I don't deny the historical linkage of music & poetry, & EP, Zukofsky, and Bunting among others certainly got a lot of mileage out of the entertwined roots of the two arts. But for all the maddening & wonderful inconsistencies of WCW's statements about poetics, I think he's onto something: that the Paterian notion of art aspiring to a "condition of music" – a content-free, non-referential, purely formal shape – is only one of the options open to the poet in the 20th century & beyond.

Admittedly, there is a very basic pleasure to be obtained from the poet with a conventionally or unconventionally musical ear. And one can't gainsay the achievements of poets who've been attracted by the model of music – Pound and Zukofsky, to name 2 who really didn't know jack about music in any substantial sense, and Bunting, who seems to have known quite a bit. But there's no meaningful, foundational link between the two arts – maybe never, and not anymore if there ever was.

I find, as I get older and even dorkier on the dance floor than I was when I was young & thin, that I find the metaphor of dance – and metaphors're all they are, these "musics" and "dances" and "paintings," after all? – more attractive when I sit down to write. Celan's "Todesfuge" got analyzed in German high school classes all thru the '70s for its "fugal form," but it's worth remembering that the poem started life as "Todestango."
***
Oh yes, the weekly random 10:

1) “Den of Sins,” Naked City, Naked City
2) “Born to Run,” Emmylou Harris, Spyboy
3) “Down Where the Drunkards Roll,” Richard Thompson, the big box set
4) “Bottle of Smoke,” The Pogues, If I Should Fall from Grace with God
5) “I Don’t Know,” Mekons, I Love Mekons
6) “Friendly Ghosts,” Mark Ribot, Rootless Cosmopolitans
7) “Archimedes,” John Cale, Hobo Sapiens
8) “Garage d’Or,” Mekons, Original Sin
9) “Long Dark Street,” Oysterband, The Shouting End of Life
10) “Ashes to Ashes,” David Bowie, Scary Monsters

3 comments:

Henry Gould said...

The best thing I've read on poetry & music is an essay by Donald Justice (an accomplished musician & occasional composer himself), in his book OBLIVION.

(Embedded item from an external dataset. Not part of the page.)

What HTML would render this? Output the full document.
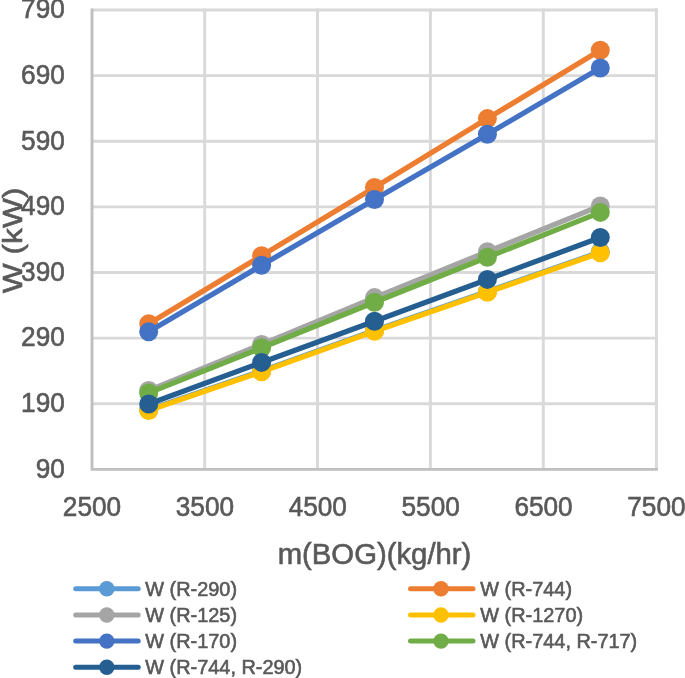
<!DOCTYPE html><html><head><meta charset="utf-8"><style>html,body{margin:0;padding:0;background:#fff;}body{width:685px;height:678px;overflow:hidden;}svg{display:block;will-change:transform;}text{font-family:"Liberation Sans",sans-serif;fill:#595959;stroke:#595959;stroke-width:0.6px;}</style></head><body>
<svg width="685" height="678" viewBox="0 0 685 678">
<g stroke="#D9D9D9" stroke-width="2.90"><line x1="204.70" y1="8.55" x2="204.70" y2="469.35"/><line x1="317.50" y1="8.55" x2="317.50" y2="469.35"/><line x1="430.40" y1="8.55" x2="430.40" y2="469.35"/><line x1="543.30" y1="8.55" x2="543.30" y2="469.35"/><line x1="656.40" y1="8.55" x2="656.40" y2="469.35"/><line x1="92.00" y1="403.73" x2="657.85" y2="403.73"/><line x1="92.00" y1="338.11" x2="657.85" y2="338.11"/><line x1="92.00" y1="272.49" x2="657.85" y2="272.49"/><line x1="92.00" y1="206.86" x2="657.85" y2="206.86"/><line x1="92.00" y1="141.24" x2="657.85" y2="141.24"/><line x1="92.00" y1="75.62" x2="657.85" y2="75.62"/><line x1="92.00" y1="10.00" x2="657.85" y2="10.00"/></g>
<g stroke="#BFBFBF" stroke-width="2.90" fill="none"><polyline points="92.00,8.55 92.00,469.35 657.85,469.35"/></g>
<text transform="translate(64.8,477.65) scale(1,1.06)" text-anchor="end" font-size="26.2">90</text><text transform="translate(64.8,412.03) scale(1,1.06)" text-anchor="end" font-size="26.2">190</text><text transform="translate(64.8,346.41) scale(1,1.06)" text-anchor="end" font-size="26.2">290</text><text transform="translate(64.8,280.79) scale(1,1.06)" text-anchor="end" font-size="26.2">390</text><text transform="translate(64.8,215.16) scale(1,1.06)" text-anchor="end" font-size="26.2">490</text><text transform="translate(64.8,149.54) scale(1,1.06)" text-anchor="end" font-size="26.2">590</text><text transform="translate(64.8,83.92) scale(1,1.06)" text-anchor="end" font-size="26.2">690</text><text transform="translate(64.8,18.30) scale(1,1.06)" text-anchor="end" font-size="26.2">790</text><text transform="translate(92.00,516.3) scale(1,1.08)" text-anchor="middle" font-size="26.2">2500</text><text transform="translate(204.88,516.3) scale(1,1.08)" text-anchor="middle" font-size="26.2">3500</text><text transform="translate(317.76,516.3) scale(1,1.08)" text-anchor="middle" font-size="26.2">4500</text><text transform="translate(430.64,516.3) scale(1,1.08)" text-anchor="middle" font-size="26.2">5500</text><text transform="translate(543.52,516.3) scale(1,1.08)" text-anchor="middle" font-size="26.2">6500</text><text transform="translate(656.40,516.3) scale(1,1.08)" text-anchor="middle" font-size="26.2">7500</text>
<text x="374.5" y="564" text-anchor="middle" font-size="29.3">m(BOG)(kg/hr)</text>
<text transform="translate(21.8,240.4) rotate(-90)" x="0" y="0" text-anchor="middle" font-size="28.2" textLength="105.5" lengthAdjust="spacingAndGlyphs">W (kW)</text>
<polyline points="148.70,409.80 261.60,371.00 374.50,330.60 487.40,291.60 600.30,252.00" fill="none" stroke="#5B9BD5" stroke-width="5.30" stroke-linejoin="round" stroke-linecap="round"/>
<g fill="#5B9BD5"><circle cx="148.70" cy="409.80" r="9.50"/><circle cx="261.60" cy="371.00" r="9.50"/><circle cx="374.50" cy="330.60" r="9.50"/><circle cx="487.40" cy="291.60" r="9.50"/><circle cx="600.30" cy="252.00" r="9.50"/></g>
<polyline points="148.70,323.70 261.60,255.70 374.50,187.50 487.40,118.60 600.30,50.30" fill="none" stroke="#ED7D31" stroke-width="5.30" stroke-linejoin="round" stroke-linecap="round"/>
<g fill="#ED7D31"><circle cx="148.70" cy="323.70" r="9.50"/><circle cx="261.60" cy="255.70" r="9.50"/><circle cx="374.50" cy="187.50" r="9.50"/><circle cx="487.40" cy="118.60" r="9.50"/><circle cx="600.30" cy="50.30" r="9.50"/></g>
<polyline points="148.70,390.50 261.60,344.40 374.50,297.60 487.40,251.70 600.30,205.90" fill="none" stroke="#A5A5A5" stroke-width="5.30" stroke-linejoin="round" stroke-linecap="round"/>
<g fill="#A5A5A5"><circle cx="148.70" cy="390.50" r="9.50"/><circle cx="261.60" cy="344.40" r="9.50"/><circle cx="374.50" cy="297.60" r="9.50"/><circle cx="487.40" cy="251.70" r="9.50"/><circle cx="600.30" cy="205.90" r="9.50"/></g>
<polyline points="148.70,410.50 261.60,371.70 374.50,331.30 487.40,292.30 600.30,252.70" fill="none" stroke="#FFC000" stroke-width="5.30" stroke-linejoin="round" stroke-linecap="round"/>
<g fill="#FFC000"><circle cx="148.70" cy="410.50" r="9.50"/><circle cx="261.60" cy="371.70" r="9.50"/><circle cx="374.50" cy="331.30" r="9.50"/><circle cx="487.40" cy="292.30" r="9.50"/><circle cx="600.30" cy="252.70" r="9.50"/></g>
<polyline points="148.70,331.70 261.60,265.30 374.50,199.50 487.40,134.30 600.30,68.00" fill="none" stroke="#4472C4" stroke-width="5.30" stroke-linejoin="round" stroke-linecap="round"/>
<g fill="#4472C4"><circle cx="148.70" cy="331.70" r="9.50"/><circle cx="261.60" cy="265.30" r="9.50"/><circle cx="374.50" cy="199.50" r="9.50"/><circle cx="487.40" cy="134.30" r="9.50"/><circle cx="600.30" cy="68.00" r="9.50"/></g>
<polyline points="148.70,392.90 261.60,347.80 374.50,302.30 487.40,257.20 600.30,212.40" fill="none" stroke="#70AD47" stroke-width="5.30" stroke-linejoin="round" stroke-linecap="round"/>
<g fill="#70AD47"><circle cx="148.70" cy="392.90" r="9.50"/><circle cx="261.60" cy="347.80" r="9.50"/><circle cx="374.50" cy="302.30" r="9.50"/><circle cx="487.40" cy="257.20" r="9.50"/><circle cx="600.30" cy="212.40" r="9.50"/></g>
<polyline points="148.70,404.00 261.60,362.40 374.50,321.30 487.40,279.40 600.30,237.50" fill="none" stroke="#255E91" stroke-width="5.30" stroke-linejoin="round" stroke-linecap="round"/>
<g fill="#255E91"><circle cx="148.70" cy="404.00" r="9.50"/><circle cx="261.60" cy="362.40" r="9.50"/><circle cx="374.50" cy="321.30" r="9.50"/><circle cx="487.40" cy="279.40" r="9.50"/><circle cx="600.30" cy="237.50" r="9.50"/></g>
<line x1="75.70" y1="588.70" x2="138.20" y2="588.70" stroke="#5B9BD5" stroke-width="5" stroke-linecap="round"/>
<circle cx="106.80" cy="588.70" r="7.7" fill="#5B9BD5"/>
<text x="145.30" y="595.60" font-size="19.9">W (R-290)</text>
<line x1="410.50" y1="588.70" x2="473.00" y2="588.70" stroke="#ED7D31" stroke-width="5" stroke-linecap="round"/>
<circle cx="441.00" cy="588.70" r="7.7" fill="#ED7D31"/>
<text x="480.30" y="595.60" font-size="19.9">W (R-744)</text>
<line x1="75.70" y1="615.00" x2="138.20" y2="615.00" stroke="#A5A5A5" stroke-width="5" stroke-linecap="round"/>
<circle cx="106.80" cy="615.00" r="7.7" fill="#A5A5A5"/>
<text x="145.30" y="621.90" font-size="19.9">W (R-125)</text>
<line x1="410.50" y1="615.00" x2="473.00" y2="615.00" stroke="#FFC000" stroke-width="5" stroke-linecap="round"/>
<circle cx="441.00" cy="615.00" r="7.7" fill="#FFC000"/>
<text x="480.30" y="621.90" font-size="19.9">W (R-1270)</text>
<line x1="75.70" y1="641.10" x2="138.20" y2="641.10" stroke="#4472C4" stroke-width="5" stroke-linecap="round"/>
<circle cx="106.80" cy="641.10" r="7.7" fill="#4472C4"/>
<text x="145.30" y="648.00" font-size="19.9">W (R-170)</text>
<line x1="410.50" y1="641.10" x2="473.00" y2="641.10" stroke="#70AD47" stroke-width="5" stroke-linecap="round"/>
<circle cx="441.00" cy="641.10" r="7.7" fill="#70AD47"/>
<text x="480.30" y="648.00" font-size="19.9">W (R-744, R-717)</text>
<line x1="75.70" y1="667.20" x2="138.20" y2="667.20" stroke="#255E91" stroke-width="5" stroke-linecap="round"/>
<circle cx="106.80" cy="667.20" r="7.7" fill="#255E91"/>
<text x="145.30" y="674.10" font-size="19.9">W (R-744, R-290)</text>
</svg></body></html>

He points out the confusedness in most "expressive" theories of poetry, including those related to music.

He notes that sound effects (melopeia) in poetry tend ultimately toward nonsense (rather than expression) : and that this is often kind of a "necessary" nonsense, a veering toward anarchy & play.

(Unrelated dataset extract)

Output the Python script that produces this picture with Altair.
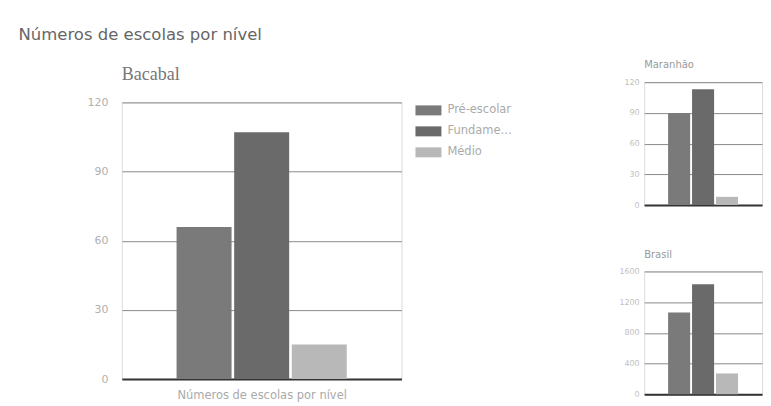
import altair as alt
import pandas as pd

niveis = ["Pré-escolar", "Fundamental", "Médio"]
bacabal = [66, 107, 15]
maranhao = [90, 113, 8]
brasil = [1065, 1432, 271]
bacabal_ticks = [0, 30, 60, 90, 120]
maranhao_ticks = [0, 30, 60, 90, 120]
brasil_ticks = [0, 400, 800, 1200, 1600]
cores = ["#7a7a7a", "#6a6a6a", "#b8b8b8"]


def frame(vals):
    return pd.DataFrame({"nivel": niveis, "valor": vals})


color_scale = alt.Scale(domain=niveis, range=cores)

big = alt.Chart(frame(bacabal)).mark_bar().encode(
    x=alt.X("nivel:N", sort=niveis,
            scale=alt.Scale(paddingInner=0.045, paddingOuter=0.95),
            axis=alt.Axis(labels=False, ticks=False, title="Números de escolas por nível",
                          titleFontSize=11.5, titleColor="#aaa", titleFontWeight="normal",
                          titlePadding=10.5, domainColor="#333", domainWidth=2)),
    y=alt.Y("valor:Q", scale=alt.Scale(domain=[0, 120], nice=False),
            axis=alt.Axis(values=bacabal_ticks, title=None, ticks=False, domain=False,
                          labelPadding=14, labelFontSize=11, labelColor="#b0b0b0",
                          gridColor="#8a8a8a", gridWidth=1)),
    color=alt.Color("nivel:N", sort=niveis, scale=color_scale,
                    legend=alt.Legend(orient="none", legendX=294, legendY=-5, title=None,
                                      symbolType="M-1,-0.385H1V0.385H-1Z", symbolSize=676,
                                      symbolStrokeWidth=0, labelFontSize=11.5, labelColor="#aaa",
                                      labelLimit=66, rowPadding=2, labelOffset=6)),
).properties(
    width=280, height=277,
    title=alt.TitleParams("Bacabal", anchor="start", frame="group", fontSize=18,
                          font="Liberation Serif", color="#777",
                          fontWeight="normal", offset=12.3),
)


def small(vals, ticks, dom):
    return alt.Chart(frame(vals)).mark_bar().encode(
        x=alt.X("nivel:N", sort=niveis,
                scale=alt.Scale(paddingInner=0.08, paddingOuter=1.0),
                axis=alt.Axis(labels=False, ticks=False, title=None,
                              domainColor="#333", domainWidth=2)),
        y=alt.Y("valor:Q", scale=alt.Scale(domain=dom, nice=False),
                axis=alt.Axis(values=ticks, format="d", title=None, ticks=False, domain=False,
                              labelFontSize=8, labelColor="#c0c0c0", labelPadding=5,
                              gridColor="#8a8a8a", gridWidth=1)),
        color=alt.Color("nivel:N", sort=niveis, scale=color_scale, legend=None),
    )


def titled(chart, name, off):
    return chart.properties(
        width=118, height=123,
        title=alt.TitleParams(name, anchor="start", frame="group", fontSize=10,
                              color="#999", fontWeight="normal", offset=off),
    )


mar = titled(small(maranhao, maranhao_ticks, [0, 120]), "Maranhão", 7.8)

bra_bars = small(brasil, brasil_ticks, [0, 1600])
bra_spacer = alt.Chart(frame(brasil)).mark_rule(opacity=0, strokeOpacity=0).encode(
    x=alt.value(0), x2=alt.value(1), y=alt.value(149), y2=alt.value(150)
)
bra = titled(alt.layer(bra_bars, bra_spacer), "Brasil", 7.2)

chart = alt.hconcat(
    big, alt.vconcat(mar, bra, spacing=39.5), spacing=105, center=True
).resolve_scale(color="independent").resolve_legend(color="independent").properties(
    title=alt.TitleParams("Números de escolas por nível", anchor="start", fontSize=16.5,
                          font="DejaVu Sans", color="#666", fontWeight="normal",
                          offset=16.7, dx=-68),
    padding={"left": 10, "top": 18, "right": 0, "bottom": 0},
).configure_view(stroke=None).configure(font="DejaVu Sans")

chart.save("out.html", embed_options={"renderer": "svg", "actions": False})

There's MUCH more in this little essay - I just wanted to mention it.

Anonymous said...

Frank Kermode has a wonderful essay on this topic in Pieces of My Mind: "Poet and Dancer Before Diaghilev."

Mark Scroggins said...

When I spoke of the "content-free, non-referential etc.," I wasn't characterizing Pound, but unravelling some of the implications of the Pater statement that he returns to so often in his critical works.

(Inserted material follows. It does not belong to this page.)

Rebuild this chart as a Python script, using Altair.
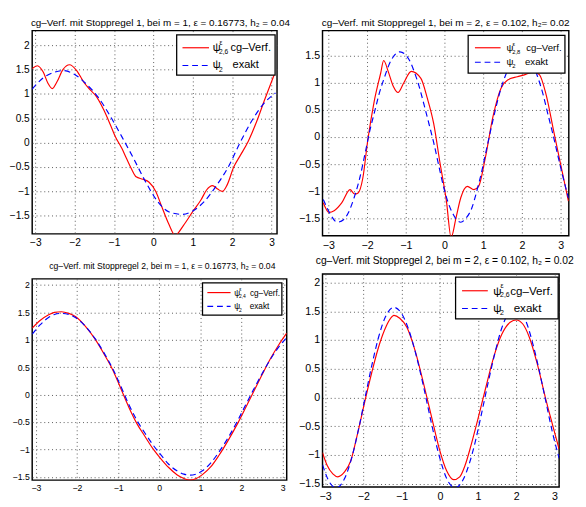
import altair as alt
import pandas as pd

FONT = "Liberation Sans"

# ---------------- data ----------------
# Panel 1: Stoppregel 1, m = 1
p1_red_x = [-3.08, -2.95, -2.8, -2.68, -2.57, -2.45, -2.3, -2.13, -1.95, -1.76, -1.6, -1.47,
            -1.26, -1.1, -0.97, -0.8, -0.68, -0.55, -0.44, -0.27, -0.11, 0.06, 0.22, 0.39,
            0.55, 0.76, 1.01, 1.21, 1.35, 1.5, 1.63, 1.75, 1.87, 2.04, 2.2, 2.41, 2.62, 2.82, 3.07]
p1_red_y = [1.52, 1.58, 1.45, 1.22, 1.11, 1.25, 1.5, 1.6, 1.48, 1.23, 1.08, 0.97,
            0.67, 0.38, 0.13, -0.12, -0.33, -0.55, -0.7, -0.75, -0.81, -1.0, -1.33, -1.67,
            -1.9, -1.7, -1.4, -1.17, -0.97, -0.88, -0.95, -1.0, -0.87, -0.5, -0.27, 0.03, 0.43, 0.87, 1.4]
p1_blue_x = [-3.08, -2.8, -2.5, -2.3, -2.0, -1.7, -1.4, -1.1, -0.8, -0.5, -0.2, 0.1, 0.4,
             0.72, 1.0, 1.3, 1.6, 1.9, 2.2, 2.5, 2.8, 3.1]
p1_blue_y = [1.1, 1.33, 1.45, 1.48, 1.4, 1.2, 0.93, 0.55, 0.12, -0.33, -0.8, -1.2, -1.42,
             -1.47, -1.4, -1.2, -0.88, -0.5, 0.0, 0.45, 0.8, 1.02]

# Panel 2: Stoppregel 1, m = 2
p2_red_x = [-3.13, -2.98, -2.85, -2.65, -2.44, -2.32, -2.23, -2.11, -1.98, -1.82, -1.65, -1.57,
            -1.45, -1.32, -1.2, -1.05, -0.86, -0.61, -0.45, -0.28, -0.12, 0.05, 0.17, 0.3, 0.42,
            0.59, 0.76, 0.88, 1.05, 1.25, 1.46, 1.63, 1.88, 2.04, 2.3, 2.45, 2.62, 2.83, 3.04, 3.2]
p2_red_y = [-1.21, -1.39, -1.36, -1.21, -0.97, -1.05, -1.03, -0.76, -0.05, 0.64, 1.17, 1.41,
            1.2, 0.93, 0.82, 1.0, 1.21, 1.08, 0.73, 0.25, -0.46, -1.18, -1.85, -1.48, -1.12,
            -0.91, -0.97, -0.91, -0.4, 0.37, 0.9, 1.05, 1.11, 1.14, 1.2, 1.15, 0.79, 0.07, -0.64, -1.18]
p2_blue_x = [-3.13, -2.95, -2.77, -2.6, -2.48, -2.33, -2.19, -2.05, -1.94, -1.8, -1.69, -1.55,
             -1.44, -1.3, -1.15, -1.0, -0.88, -0.78, -0.65, -0.53, -0.4, -0.28, -0.15, -0.03,
             0.1, 0.22, 0.32, 0.42, 0.55, 0.71, 0.84, 0.96, 1.08, 1.21, 1.33, 1.46, 1.6, 1.75,
             1.88, 2.0, 2.13, 2.27, 2.4, 2.54, 2.66, 2.79, 2.92, 3.04, 3.2]
p2_blue_y = [-1.15, -1.42, -1.57, -1.52, -1.39, -1.11, -0.76, -0.3, 0.08, 0.48, 0.79, 1.1,
             1.32, 1.5, 1.57, 1.51, 1.38, 1.2, 0.92, 0.6, 0.24, -0.1, -0.52, -0.9,
             -1.22, -1.42, -1.53, -1.57, -1.5, -1.3, -0.98, -0.64, -0.24, 0.18, 0.55, 0.9, 1.18, 1.42,
             1.54, 1.57, 1.52, 1.37, 1.12, 0.8, 0.45, 0.08, -0.32, -0.68, -1.12]

# Panel 3: Stoppregel 2, m = 1
p3_x = [-3.09, -2.9, -2.7, -2.55, -2.38, -2.2, -2.03, -1.8, -1.56, -1.35, -1.13, -0.94, -0.74,
        -0.55, -0.35, -0.15, 0.04, 0.23, 0.43, 0.6, 0.74, 0.9, 1.05, 1.25, 1.45, 1.68, 1.91,
        2.1, 2.3, 2.5, 2.7, 2.9, 3.1]
p3_red_y = [1.21, 1.35, 1.45, 1.5, 1.51, 1.48, 1.42, 1.25, 1.01, 0.75, 0.45, 0.12, -0.23,
            -0.52, -0.76, -0.99, -1.17, -1.33, -1.46, -1.53, -1.56, -1.53, -1.46, -1.32, -1.11,
            -0.83, -0.52, -0.24, 0.06, 0.36, 0.65, 0.9, 1.12]
p3_blue_y = [1.1, 1.27, 1.4, 1.46, 1.48, 1.46, 1.4, 1.25, 1.02, 0.77, 0.47, 0.16, -0.18,
             -0.46, -0.7, -0.92, -1.1, -1.27, -1.39, -1.45, -1.47, -1.45, -1.39, -1.25, -1.05,
             -0.78, -0.47, -0.19, 0.1, 0.38, 0.64, 0.86, 1.04]

# Panel 4: Stoppregel 2, m = 2
p4_red_x = [-3.07, -2.95, -2.8, -2.67, -2.5, -2.33, -2.15, -1.95, -1.78, -1.62, -1.45, -1.3,
            -1.2, -1.05, -0.86, -0.65, -0.44, -0.23, -0.02, 0.18, 0.36, 0.52, 0.66, 0.82, 0.99,
            1.2, 1.42, 1.62, 1.84, 2.0, 2.17, 2.34, 2.55, 2.76, 2.95, 3.12]
p4_red_y = [-0.96, -1.18, -1.33, -1.38, -1.3, -1.1, -0.62, -0.03, 0.44, 0.84, 1.17, 1.37,
            1.43, 1.38, 1.22, 0.82, 0.28, -0.3, -0.88, -1.28, -1.43, -1.38, -1.18, -0.82, -0.39,
            0.17, 0.73, 1.1, 1.31, 1.35, 1.28, 1.05, 0.58, 0.0, -0.48, -0.9]
p4_blue_x = [-3.07, -2.9, -2.71, -2.5, -2.29, -2.12, -1.95, -1.78, -1.62, -1.42, -1.2, -1.0,
             -0.82, -0.63, -0.44, -0.23, -0.02, 0.2, 0.4, 0.6, 0.78, 0.93, 1.08, 1.25, 1.42,
             1.62, 1.8, 1.97, 2.15, 2.3, 2.43, 2.6, 2.76, 2.95, 3.12]
p4_blue_y = [-1.17, -1.46, -1.57, -1.42, -1.01, -0.53, 0.02, 0.56, 1.01, 1.41, 1.57, 1.46,
             1.19, 0.76, 0.23, -0.42, -1.01, -1.44, -1.57, -1.44, -1.13, -0.76, -0.31, 0.22, 0.72,
             1.21, 1.48, 1.57, 1.47, 1.24, 0.94, 0.47, -0.03, -0.62, -1.06]

x_ticks = [-3, -2, -1, 0, 1, 2, 3]
y_ticks = [-1.5, -1.0, -0.5, 0.0, 0.5, 1.0, 1.5, 2.0]

titles = [
    "cg\u2013Verf. mit Stoppregel 1, bei m = 1, \u03b5  = 0.16773, h\u2082 = 0.04",
    "cg\u2013Verf. mit Stoppregel 1, bei m = 2,  \u03b5  = 0.102, h\u2082= 0.02",
    "cg\u2013Verf. mit Stoppregel 2, bei m = 1,  \u03b5  = 0.16773, h\u2082 = 0.04",
    "cg\u2013Verf. mit Stoppregel 2, bei m = 2,   \u03b5 = 0.102, h\u2082 = 0.02",
]
red_subs = ["2,6", "2,8", "2,4", "2,6"]

one = pd.DataFrame({"a": [0]})


def panel(xr, yr, xb, yb, xdom, ydom, w, h, title, tsize, tdx, toff, lsize, leg, sub):
    df = pd.concat([
        pd.DataFrame({"x": xr, "y": yr, "s": "red"}),
        pd.DataFrame({"x": xb, "y": yb, "s": "blue"}),
    ])
    xs = alt.Scale(domain=xdom, nice=False, zero=False)
    ys = alt.Scale(domain=ydom, nice=False, zero=False)
    common = dict(grid=True, gridDash=[1, 3], gridColor="#555", gridWidth=1, domain=False,
                  ticks=False, labelFontSize=lsize, labelFont=FONT, labelColor="black",
                  title=None, labelFlush=False, labelOverlap=False, labelBound=False)
    xax = alt.Axis(values=[v for v in x_ticks if xdom[0] <= v <= xdom[1]], format=".0f",
                   labelPadding=4, **common)
    yax = alt.Axis(values=[v for v in y_ticks if ydom[0] <= v <= ydom[1]], format=".1~f",
                   labelPadding=3, **common)

    base = alt.Chart(df)
    enc = dict(x=alt.X("x:Q", scale=xs, axis=xax), y=alt.Y("y:Q", scale=ys, axis=yax))
    red = base.transform_filter(alt.datum.s == "red").mark_line(
        color="#ff0000", strokeWidth=1.2, clip=True, interpolate="monotone"
    ).encode(**enc)
    blue = base.transform_filter(alt.datum.s == "blue").mark_line(
        color="#0000ff", strokeWidth=1.2, strokeDash=[6, 4], clip=True, interpolate="monotone"
    ).encode(**enc)

    bx0, bx1, by0, by1, lx0, lx1, ry, byl, psix, tx, ex, fs = leg
    sfs = fs * 0.6
    c = alt.Chart(one)
    layers = [
        c.mark_rect(fill="white", stroke="black", strokeWidth=1.3).encode(
            x=alt.value(bx0), x2=alt.value(bx1), y=alt.value(by0), y2=alt.value(by1)),
        c.mark_rule(color="#ff0000", strokeWidth=1.2).encode(
            x=alt.value(lx0), x2=alt.value(lx1), y=alt.value(ry)),
        c.mark_rule(color="#0000ff", strokeWidth=1.2, strokeDash=[6, 4]).encode(
            x=alt.value(lx0), x2=alt.value(lx1), y=alt.value(byl)),
        c.mark_text(text="\u03c8", font=FONT, fontSize=fs, align="left", baseline="middle").encode(
            x=alt.value(psix), y=alt.value(ry)),
        c.mark_text(text="\u03b5", font=FONT, fontSize=sfs, align="left", baseline="middle").encode(
            x=alt.value(psix + fs * 0.62), y=alt.value(ry - fs * 0.42)),
        c.mark_text(text=sub, font=FONT, fontSize=sfs, align="left", baseline="middle").encode(
            x=alt.value(psix + fs * 0.58), y=alt.value(ry + fs * 0.4)),
        c.mark_text(text="cg\u2013Verf.", font=FONT, fontSize=fs, align="left", baseline="middle").encode(
            x=alt.value(tx), y=alt.value(ry)),
        c.mark_text(text="\u03c8", font=FONT, fontSize=fs, align="left", baseline="middle").encode(
            x=alt.value(psix), y=alt.value(byl)),
        c.mark_text(text="2", font=FONT, fontSize=sfs, align="left", baseline="middle").encode(
            x=alt.value(psix + fs * 0.58), y=alt.value(byl + fs * 0.4)),
        c.mark_text(text="exakt", font=FONT, fontSize=fs, align="left", baseline="middle").encode(
            x=alt.value(ex), y=alt.value(byl)),
    ]
    return alt.layer(red, blue, *layers).properties(
        width=w, height=h,
        title=alt.TitleParams(title, fontSize=tsize, font=FONT, fontWeight="normal",
                              anchor="middle", dx=tdx, offset=toff, color="black"),
    )


P1 = panel(p1_red_x, p1_red_y, p1_blue_x, p1_blue_y, [-3.08, 3.14], [-1.87, 2.3], 253, 210,
           titles[0], 10.2, 6, 3, 10.5,
           (149.3, 251, 4.3, 46, 155.3, 182.7, 17.7, 36, 186.5, 205, 207, 11.4), red_subs[0])
P2 = panel(p2_red_x, p2_red_y, p2_blue_x, p2_blue_y, [-3.15, 3.21], [-1.82, 1.96], 254.5, 212,
           titles[1], 10.3, 0, 3, 11,
           (150.5, 250.5, 5, 44, 157.5, 184, 17.7, 32.7, 190.2, 210.5, 209.2, 10), red_subs[1])
P3 = panel(p3_x, p3_red_y, p3_x, p3_blue_y, [-3.09, 3.1], [-1.56, 2.11], 263, 208,
           titles[2], 8.9, 3, 8, 9,
           (176, 258, 4.2, 37.5, 181, 205, 14.2, 28.5, 208.7, 225, 224.7, 8.5), red_subs[2])
P4 = panel(p4_red_x, p4_red_y, p4_blue_x, p4_blue_y, [-3.07, 3.12], [-1.556, 2.15], 244.5, 220,
           titles[3], 10.6, 4, 8, 11,
           (137.5, 243.5, 3.3, 46.3, 144.2, 170.8, 17.3, 35.6, 176.5, 194, 197.5, 12), red_subs[3])

col1 = alt.vconcat(P1, P3, spacing=46.5, bounds="flush")
col2 = alt.vconcat(P2, P4, spacing=39.5, bounds="flush")
chart = alt.hconcat(col1, col2, spacing=5).properties(
    padding=0, background="white"
).configure_view(stroke="black", strokeWidth=1.5).configure_axis(labelOverlap=False)

chart.save("out.html", embed_options={"renderer": "svg", "actions": False})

I'm pretty leery of taking Pound's rhetoric of poetry and music as invariable historical truth -- sure, okay, when Sappho wrote she was probably composing something that was a combination of music and words; but as early as Simonides one sees a poetry -- maybe not a *lyric* poetry, but a poetry nonetheless -- clearly designed for inscription rather than singing. By the time of Horace, as WR Johnson argues in *The Idea of Lyric*, one already has a *rhetoric* of musicality which has replaced actual music in the lyric poem.

(The poetry/music combination, it strikes me, is like the mythic notion of the divine founding of one's own city. Nobody remembers it, and nobody can tell quite how it happened, but once upon a time... Or maybe it's an edenic parable...)

When you say that "lyric poetry was always conceived as poetry to music from Pindar to Dante," you lay your finger on a power rhetorical imagining of what poetry is -- a kind of self-definition of lyric -- but it takes us back to what I was trying to say in the post: that the poem as music is a metaphor, & only one out of a number of metaphors poets can choose from (and it seems always could, since you except the tragic & epic).

Many things are telling me these days I ought to discover Townes Van Zandt.